Thursday 12 January 2006

Careful with that harpoon, Eugene!

Want to jump on to the back of whaling boats and spike their harpoons? The entertaining Generation XY blog has conveniently linked for you a game put together by Greenpeace to give you some practice. And once you've had your fill of all that political correctness, you can get out the Hawaiian Harpoon and do some serious fishing. Sadly, no game as yet apparently to give you practice with sinking whalers by ramming them with a 'can-opener,' or shooting at said rammer with the guns of a Japanese frigate. Until then, visit the XY blokes to get your kicks with the games he has linked.

While we're talking entertaining blogs and insanity, if you've ever been entertained by the certifiably insane unhinged brain-damaged delightfully contrary ravings bayings at the moon opinions of one Oswald Bastable, then you owe it to yourself to give his novel a go (serialised online here). Appropriately enough for a novel about time travel, you have to start reading from the bottom of the page. If it's half as convulsively endearing as Oswald's daily posts, it'll be worth your efforts. I plan to start downloading and printing it out just as soon as I install a new printer cartridge.

And of course I couldn't mention whales, novels and dripping wet political correctness without giving you a link to an online copy of Melville's great novel Moby Dick. "Call me Ishmael..."

[UPDATE: Samizdata contributor James Waterton makes socially responsible whale-meat of the arguments against minke-whaling. "Soft-headed, shallow and emotionally driven," he calls the points raised by Greenpeace's eco-pirates. And you thought I was harsh.]

Links: Whaling Games
Novels - Meddlers in Time, Moby Dick.

7 comments:

Oswald Bastable said...

Thanks for the link! If anyone can't wait for the serial, the whole thing is available over at:

http://groups.msn.com/MeddlersinTimePreview/_whatsnew.msnw

In Word and txt formats.

yes, you will find typos- I find one every time I repost a chapter!

Anonymous said...

One of the really amusing points that James Waterton makes is that the consumption of Whale meat is going down in Japan.

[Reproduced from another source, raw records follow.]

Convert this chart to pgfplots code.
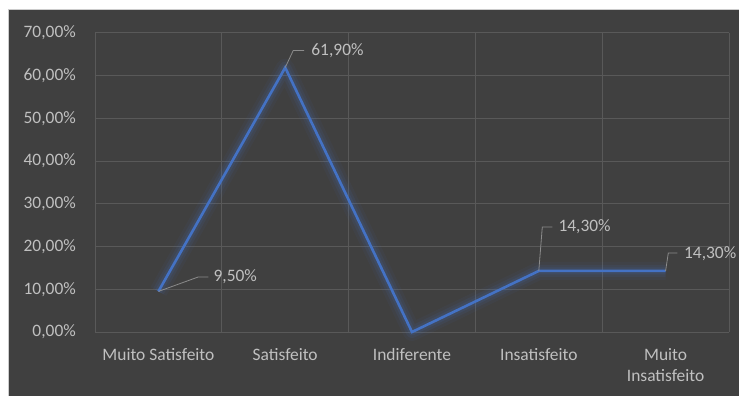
\documentclass[border=0pt]{standalone}
\usepackage{fontspec}
\setmainfont{Carlito}
\usepackage{pgfplots}
\pgfplotsset{compat=1.18}
\definecolor{bgc}{HTML}{404040}
\definecolor{gridc}{HTML}{595959}
\definecolor{txtc}{HTML}{C0C0C0}
\definecolor{linec}{HTML}{4472C4}
\definecolor{callc}{HTML}{8C8C8C}
\begin{document}
\begin{tikzpicture}
\useasboundingbox (0,0) rectangle (739bp,396bp);
\fill[white] (0,0) rectangle (739bp,396bp);
\fill[bgc] (9bp,0) rectangle (739bp,386bp);
\draw[black!20, line width=1bp] (8.5bp,0) -- (8.5bp,386.5bp) -- (739bp,386.5bp);
\begin{axis}[
  at={(95bp,64bp)}, anchor=south west,
  scale only axis, width=634bp, height=299bp,
  xmin=-0.5, xmax=4.5, ymin=0, ymax=70,
  axis line style={draw=none},
  major tick length=0pt, minor tick length=0pt,
  xtick={0,1,2,3,4},
  xticklabels={Muito Satisfeito,Satisfeito,Indiferente,Insatisfeito,{Muito\\Insatisfeito}},
  minor xtick={-0.5,0.5,1.5,2.5,3.5,4.5},
  xminorgrids,
  ytick={0,10,...,70},
  yticklabels={{0,00\%},{10,00\%},{20,00\%},{30,00\%},{40,00\%},{50,00\%},{60,00\%},{70,00\%}},
  ymajorgrids,
  grid style={gridc, line width=1bp},
  minor grid style={gridc, line width=1bp},
  ticklabel style={font=\fontsize{17.5}{21}\selectfont, text=txtc},
  yticklabel style={inner sep=0pt, anchor=east, xshift=-19bp},
  xticklabel style={inner sep=0pt, anchor=north, yshift=-16bp, align=center},
  clip=false,
]
\addplot[linec, opacity=0.06, line width=18bp, line join=round] coordinates {(0,9.5) (1,61.9) (2,0) (3,14.3) (4,14.3)};
\addplot[linec, opacity=0.09, line width=12bp, line join=round] coordinates {(0,9.5) (1,61.9) (2,0) (3,14.3) (4,14.3)};
\addplot[linec, opacity=0.13, line width=7bp, line join=round] coordinates {(0,9.5) (1,61.9) (2,0) (3,14.3) (4,14.3)};
\addplot[linec, line width=2.6bp, line join=miter] coordinates {(0,9.5) (1,61.9) (2,0) (3,14.3) (4,14.3)};
\begin{scope}[callc, line width=0.8bp]
\draw (axis cs:0,9.5) -- ++(40bp,14.5bp) -- ++(10bp,0bp);
\draw (axis cs:1,61.9) -- ++(8bp,17bp) -- ++(11bp,0bp);
\draw (axis cs:3,14.3) -- ++(3.5bp,44bp) -- ++(10bp,0bp);
\draw (axis cs:4,14.3) -- ++(2.7bp,18bp) -- ++(9bp,0bp);
\end{scope}
\begin{scope}[every node/.style={text=txtc, font=\fontsize{17.5}{21}\selectfont, inner sep=0pt, anchor=west}]
\node at ([shift={(55bp,15bp)}]axis cs:0,9.5) {9,50\%};
\node at ([shift={(26bp,16.5bp)}]axis cs:1,61.9) {61,90\%};
\node at ([shift={(19.5bp,44bp)}]axis cs:3,14.3) {14,30\%};
\node at ([shift={(18.3bp,17.7bp)}]axis cs:4,14.3) {14,30\%};
\end{scope}
\end{axis}
\end{tikzpicture}
\end{document}
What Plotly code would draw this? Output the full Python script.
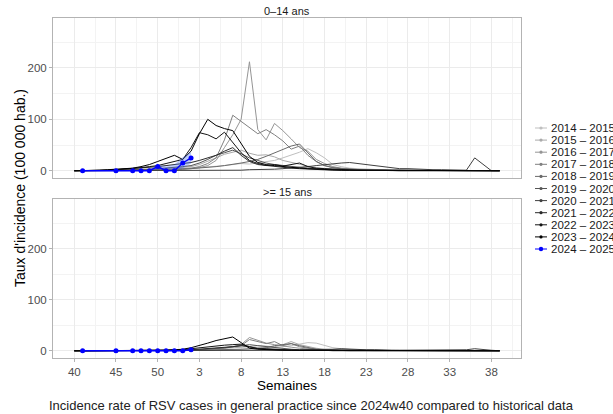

I presume that this is because that young Japanese people prefer Big Macs and Mcnuggets to Minke gibblits and Whale Blubber sandwiches.

How ironic, globalization saves the whales!

Ahahahahahahahaha!!!!

Anonymous said...

So there is no moral dimension in our dealings with animals.

No doubt you have never had any pets. Oh hang on - you have a cat right? So when it dies let me give you a recipe. My cat died on Xmas eve - but who gives right - it was just a piece of shit animal with no rights or value.

You make me sick. Thank god for ppl like Mark Firestone.

Peter Cresswell said...

The only camment to make about this last attempt to put words into my mouth is to say I'm sorry for the loss of your cat. I would be distraight if anything happened to my cat.

Well, maybe one other comment. You said: "So there is no moral dimension in our dealings with animals." Well, as I believe I've indicated here many times before, yes there is.

ZenTiger said...

There are four groups in this whale of a story. There's the Japanese Scientists (aka Fishermen with big harpoons). There's the sea police (aka Greenpiece and Sea Shepherds). There's every-one else sitting on the sidelines (aka us) and there is of course the Whales (aka lunch).

Personally, I'm for the Whales.

Nice reference to Pink Floyd.

ZenTiger said...

oops, "Greenpiece" must be one of those Freudian slips people dream of.

ZenTiger said...

You just gave me an idea for a post Robert. I've stuck it on Sir Humphreys and Zen State, if interested.